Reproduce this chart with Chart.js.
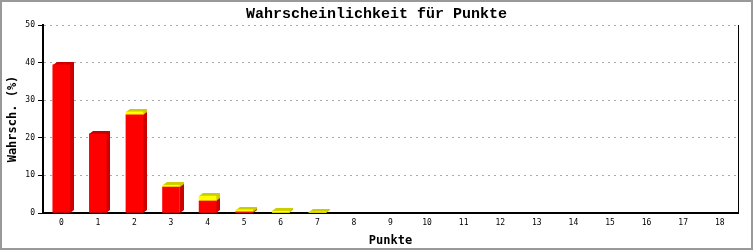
<!DOCTYPE html>
<html>
<head>
<meta charset="utf-8">
<script src="https://cdn.jsdelivr.net/npm/chart.js@4/dist/chart.umd.min.js"></script>
<style>
  html, body { margin: 0; padding: 0; background: #fff; }
  #wrap { width: 749px; height: 246px; border: 2px solid #999; position: relative; }
  canvas { display: block; }
</style>
</head>
<body>
<div id="wrap"><canvas id="chart" width="749" height="246"></canvas></div>
<script>
const points = ["0", "1", "2", "3", "4", "5", "6", "7", "8", "9", "10", "11", "12", "13", "14", "15", "16", "17", "18"];
const redValues = [39.4, 21.0, 26.1, 6.9, 3.2, 0.3, 0, 0, 0, 0, 0, 0, 0, 0, 0, 0, 0, 0, 0];
const yellowValues = [0, 0, 0.8, 0.5, 1.3, 0.55, 0.5, 0.3, 0, 0, 0, 0, 0, 0, 0, 0, 0, 0, 0];
const yTicks = [0, 10, 20, 30, 40, 50];

const DEPTH_X = 4;
const DEPTH_Y = 3;

// draws the darker side and top faces behind each bar
const depthPlugin = {
  id: "depth",
  beforeDatasetsDraw(chart) {
    const ctx = chart.ctx;
    chart.data.datasets.forEach((ds, i) => {
      const meta = chart.getDatasetMeta(i);
      meta.data.forEach((bar, j) => {
        if (!ds.data[j]) return;
        const { x, y, base, width } = bar.getProps(["x", "y", "base", "width"], true);
        const left = Math.round(x - width / 2);
        const right = left + Math.round(width);
        const top = Math.round(y);
        const bottom = Math.round(base);
        ctx.save();
        ctx.fillStyle = ds.depthColor;
        ctx.beginPath();
        ctx.moveTo(right, bottom);
        ctx.lineTo(right, top);
        ctx.lineTo(left, top);
        ctx.lineTo(left + DEPTH_X, top - DEPTH_Y);
        ctx.lineTo(right + DEPTH_X, top - DEPTH_Y);
        ctx.lineTo(right + DEPTH_X, bottom - DEPTH_Y);
        ctx.closePath();
        ctx.fill();
        ctx.restore();
      });
    });
  },
};

new Chart(document.getElementById("chart"), {
  type: "bar",
  data: {
    labels: points,
    datasets: [
      { data: redValues.map((v) => v || null), backgroundColor: "#ff0000", depthColor: "#cc0000", barThickness: 17 },
      { data: yellowValues.map((v) => v || null), backgroundColor: "#ffff00", depthColor: "#cccc00", barThickness: 17 },
    ],
  },
  plugins: [depthPlugin],
  options: {
    responsive: false,
    animation: false,
    layout: { padding: 0 },
    plugins: {
      legend: { display: false },
      tooltip: { enabled: false },
      title: {
        display: true,
        text: "Wahrscheinlichkeit für Punkte",
        color: "#000",
        font: { family: "Liberation Mono", size: 15, lineHeight: 1 },
        padding: { top: 5, bottom: 3 },
      },
    },
    scales: {
      x: {
        stacked: true,
        grid: { display: false, drawTicks: false },
        border: { color: "#000", width: 2 },
        ticks: { color: "#000", font: { family: "DejaVu Sans Mono", size: 8 }, padding: 5, maxRotation: 0 },
        title: {
          display: true,
          text: "Punkte",
          color: "#000",
          font: { family: "DejaVu Sans Mono", size: 12, weight: "bold" },
          padding: { top: 4, bottom: 0 },
        },
        afterFit: (s) => { s.height = 35; },
      },
      y: {
        stacked: true,
        min: 0,
        max: 50,
        afterBuildTicks: (s) => { s.ticks = yTicks.map((v) => ({ value: v })); },
        grid: { color: "#aaa", tickColor: "#000", tickLength: 5, lineWidth: 1 },
        border: { color: "#000", width: 2, dash: [2, 4] },
        ticks: { color: "#000", font: { family: "DejaVu Sans Mono", size: 8 }, padding: 3 },
        title: {
          display: true,
          text: "Wahrsch. (%)",
          color: "#000",
          font: { family: "DejaVu Sans Mono", size: 12, weight: "bold" },
          padding: { top: 4, bottom: 0 },
        },
        afterFit: (s) => { s.width = 41; },
      },
      yRight: {
        position: "right",
        min: 0,
        max: 50,
        grid: { drawOnChartArea: false, drawTicks: false },
        border: { color: "#000", width: 1 },
        ticks: { display: false },
        afterFit: (s) => { s.width = 13; },
      },
    },
  },
});
</script>
</body>
</html>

• Task description: Print the complete listing exactly, apart from any pictures.

• Task output:
Reproduce this chart with Chart.js.
<!DOCTYPE html>
<html>
<head>
<meta charset="utf-8">
<script src="https://cdn.jsdelivr.net/npm/chart.js@4/dist/chart.umd.min.js"></script>
<style>
  html, body { margin: 0; padding: 0; background: #fff; }
  #wrap { width: 749px; height: 246px; border: 2px solid #999; position: relative; }
  canvas { display: block; }
</style>
</head>
<body>
<div id="wrap"><canvas id="chart" width="749" height="246"></canvas></div>
<script>
const points = ["0", "1", "2", "3", "4", "5", "6", "7", "8", "9", "10", "11", "12", "13", "14", "15", "16", "17", "18"];
const redValues = [39.4, 21.0, 26.1, 6.9, 3.2, 0.3, 0, 0, 0, 0, 0, 0, 0, 0, 0, 0, 0, 0, 0];
const yellowValues = [0, 0, 0.8, 0.5, 1.3, 0.55, 0.5, 0.3, 0, 0, 0, 0, 0, 0, 0, 0, 0, 0, 0];
const yTicks = [0, 10, 20, 30, 40, 50];

const DEPTH_X = 4;
const DEPTH_Y = 3;

// draws the darker side and top faces behind each bar
const depthPlugin = {
  id: "depth",
  beforeDatasetsDraw(chart) {
    const ctx = chart.ctx;
    chart.data.datasets.forEach((ds, i) => {
      const meta = chart.getDatasetMeta(i);
      meta.data.forEach((bar, j) => {
        if (!ds.data[j]) return;
        const { x, y, base, width } = bar.getProps(["x", "y", "base", "width"], true);
        const left = Math.round(x - width / 2);
        const right = left + Math.round(width);
        const top = Math.round(y);
        const bottom = Math.round(base);
        ctx.save();
        ctx.fillStyle = ds.depthColor;
        ctx.beginPath();
        ctx.moveTo(right, bottom);
        ctx.lineTo(right, top);
        ctx.lineTo(left, top);
        ctx.lineTo(left + DEPTH_X, top - DEPTH_Y);
        ctx.lineTo(right + DEPTH_X, top - DEPTH_Y);
        ctx.lineTo(right + DEPTH_X, bottom - DEPTH_Y);
        ctx.closePath();
        ctx.fill();
        ctx.restore();
      });
    });
  },
};

new Chart(document.getElementById("chart"), {
  type: "bar",
  data: {
    labels: points,
    datasets: [
      { data: redValues.map((v) => v || null), backgroundColor: "#ff0000", depthColor: "#cc0000", barThickness: 17 },
      { data: yellowValues.map((v) => v || null), backgroundColor: "#ffff00", depthColor: "#cccc00", barThickness: 17 },
    ],
  },
  plugins: [depthPlugin],
  options: {
    responsive: false,
    animation: false,
    layout: { padding: 0 },
    plugins: {
      legend: { display: false },
      tooltip: { enabled: false },
      title: {
        display: true,
        text: "Wahrscheinlichkeit für Punkte",
        color: "#000",
        font: { family: "Liberation Mono", size: 15, lineHeight: 1 },
        padding: { top: 5, bottom: 3 },
      },
    },
    scales: {
      x: {
        stacked: true,
        grid: { display: false, drawTicks: false },
        border: { color: "#000", width: 2 },
        ticks: { color: "#000", font: { family: "DejaVu Sans Mono", size: 8 }, padding: 5, maxRotation: 0 },
        title: {
          display: true,
          text: "Punkte",
          color: "#000",
          font: { family: "DejaVu Sans Mono", size: 12, weight: "bold" },
          padding: { top: 4, bottom: 0 },
        },
        afterFit: (s) => { s.height = 35; },
      },
      y: {
        stacked: true,
        min: 0,
        max: 50,
        afterBuildTicks: (s) => { s.ticks = yTicks.map((v) => ({ value: v })); },
        grid: { color: "#aaa", tickColor: "#000", tickLength: 5, lineWidth: 1 },
        border: { color: "#000", width: 2, dash: [2, 4] },
        ticks: { color: "#000", font: { family: "DejaVu Sans Mono", size: 8 }, padding: 3 },
        title: {
          display: true,
          text: "Wahrsch. (%)",
          color: "#000",
          font: { family: "DejaVu Sans Mono", size: 12, weight: "bold" },
          padding: { top: 4, bottom: 0 },
        },
        afterFit: (s) => { s.width = 41; },
      },
      yRight: {
        position: "right",
        min: 0,
        max: 50,
        grid: { drawOnChartArea: false, drawTicks: false },
        border: { color: "#000", width: 1 },
        ticks: { display: false },
        afterFit: (s) => { s.width = 13; },
      },
    },
  },
});
</script>
</body>
</html>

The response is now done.